何も指定しないと全ユーザーが対象になるが、特定のグループに対してアクセスの可否を設定することもできる

(10)次の画面は[NAP修復サーバーグループおよびURLの指定]で、修復サーバのグループに関する設定を行う。修復サーバとは、検疫にひっかかったコンピュータに対してしかるべき措置をとるためのサーバで、セキュリティ修正プログラムやウィルス対策ソフトなどをダウンロードさせるために使用する。これを複数台設置してグループ化することができ(修復サーバグループ)、そのための設定を行うのがこの画面である。修復サーバグループの設定は、[新しいグループ]をクリックすると表示するダイアログで行う(グループの名前と、グループへのサーバの登録が可能)。修復サーバを設置しないときには、何も設定せずに続行する。なお、ここではヘルプURLの指定も行えるが、これはユーザーに対して修復を行う際の操作手順を説明する際に利用できる(必須ではないが、ある方が親切だ)。

修復サーバを設置する場合、修復サーバグループの登録や、ヘルプWebページのURLを設定する

(11)次の画面は[NAP正常性ポリシーの定義]で、ここでは[Windowsセキュリティ正常性検証ツール]のチェックがオンになっていることを確認する。
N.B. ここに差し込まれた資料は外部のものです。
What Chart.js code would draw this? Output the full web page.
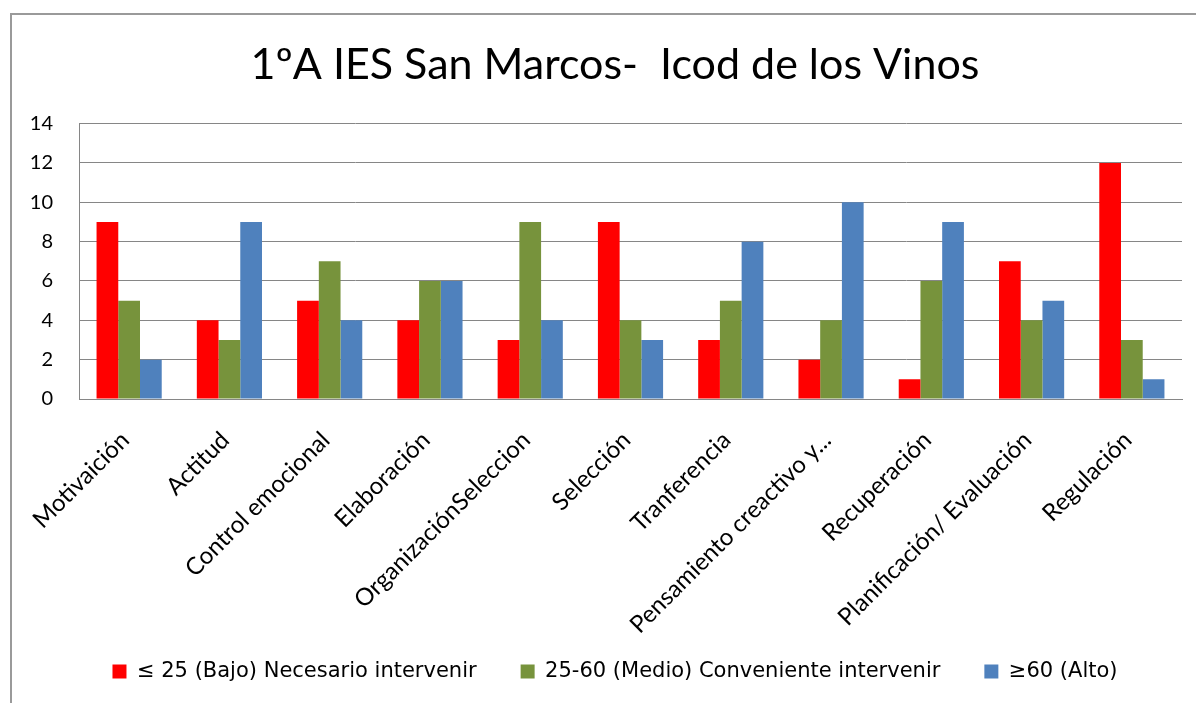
<!DOCTYPE html>
<html>
<head>
<meta charset="utf-8">
<script src="https://cdn.jsdelivr.net/npm/chart.js@4"></script>
<style>
  html, body { margin: 0; padding: 0; background: #fff; }
  #wrap { position: relative; width: 1196px; height: 703px; }
</style>
</head>
<body>
<div id="wrap"><canvas id="barChart" width="1196" height="703"></canvas></div>
<script>
const categorias = ['Motivaición', 'Actitud', 'Control emocional', 'Elaboración', 'OrganizaciónSeleccion',
  'Selección', 'Tranferencia', 'Pensamiento creactivo y...', 'Recuperación', 'Planificación/ Evaluación', 'Regulación'];
const bajo = [9, 4, 5, 4, 3, 9, 3, 2, 1, 7, 12];
const medio = [5, 3, 7, 6, 9, 4, 5, 4, 6, 4, 3];
const alto = [2, 9, 4, 6, 4, 3, 8, 10, 9, 5, 1];
const yTicks = [0, 2, 4, 6, 8, 10, 12, 14];

const fuente = 'Lato, "Open Sans", sans-serif';

// marco gris alrededor del grafico
const marco = {
  id: 'marco',
  beforeDraw(chart) {
    const c = chart.ctx;
    c.save();
    c.strokeStyle = '#9a9a9a';
    c.lineWidth = 2;
    c.strokeRect(11, 14, 1300, 800);
    c.restore();
  },
  // que las etiquetas largas no se recorten
  afterLayout(chart) {
    chart.scales.x.bottom = chart.height;
    chart.scales.y.left = 0;
  }
};

const ctx = document.getElementById('barChart').getContext('2d');
const grafico = new Chart(ctx, {
  type: 'bar',
  data: {
    labels: categorias,
    datasets: [{
      label: '≤ 25 (Bajo) Necesario intervenir',
      data: bajo,
      backgroundColor: '#ff0000'
    }, {
      label: '25-60 (Medio) Conveniente intervenir',
      data: medio,
      backgroundColor: '#77933c'
    }, {
      label: '≥60 (Alto)',
      data: alto,
      backgroundColor: '#4f81bd'
    }]
  },
  options: {
    responsive: false,
    animation: false,
    layout: { padding: { left: 48, right: 14, top: 0, bottom: 11 } },
    datasets: { bar: { categoryPercentage: 0.65, barPercentage: 1.0 } },
    plugins: {
      title: {
        display: true,
        text: '1ºA IES San Marcos-  Icod de los Vinos',
        color: '#000',
        font: { family: fuente, size: 43, weight: 'normal' },
        padding: { top: 39, bottom: 33 }
      },
      legend: {
        position: 'bottom',
        labels: {
          color: '#000',
          font: { family: '"DejaVu Sans", sans-serif', size: 21 },
          boxWidth: 14,
          boxHeight: 14,
          padding: 44
        }
      },
      tooltip: { enabled: false }
    },
    scales: {
      x: {
        grid: { display: false },
        border: { color: '#868686', width: 1 },
        ticks: {
          color: '#000',
          font: { family: fuente, size: 24 },
          maxRotation: 45,
          minRotation: 45,
          autoSkip: false,
          padding: 19,
          labelOffset: -4
        },
        afterFit(scale) { scale.height = 218; }
      },
      y: {
        min: 0,
        max: 14,
        afterBuildTicks(scale) { scale.ticks = yTicks.map(v => ({ value: v })); },
        grid: { color: '#868686', lineWidth: 1, drawTicks: false },
        border: { color: '#868686', width: 1 },
        ticks: {
          color: '#000',
          font: { family: fuente, size: 20 },
          padding: 26
        },
        afterFit(scale) { scale.width = 31; }
      }
    }
  },
  plugins: [marco]
});
</script>
</body>
</html>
ここで、[クライアントコンピュータの自動修復を有効にする]をオンにすると、設定に問題があった場合に自動修復する。オフにすると、修復はユーザーが手作業で行う必要がある。

[Windowsセキュリティ正常性検証ツール]を使用する設定になっていることを確認する。自動修復のオン/オフは、状況に応じて決定するが、オンになっている方が確実性が高いだろう

(12)この画面では、NAPに適合しないクライアントに対するアクセスの可否も設定できる。せっかくNAPを稼動させるのだから、NAPに適合しないクライアントからの接続を拒否するべきだ。接続を許可したのでは、何のためのNAPかわからなくなってしまう!

(13)次の画面は[NAP強制ポリシーおよびRADIUSクライアント構成の完了]だ。ここで[完了]をクリックすると、作成した6種類のポリシー(正常性ポリシー×2、接続要求ポリシー×1、ネットワーク ポリシー×3)の名前を表示する。また、[構成の詳細]をクリックするとInternet Explorerが起動して、HTML文書化した設定内容を確認できる。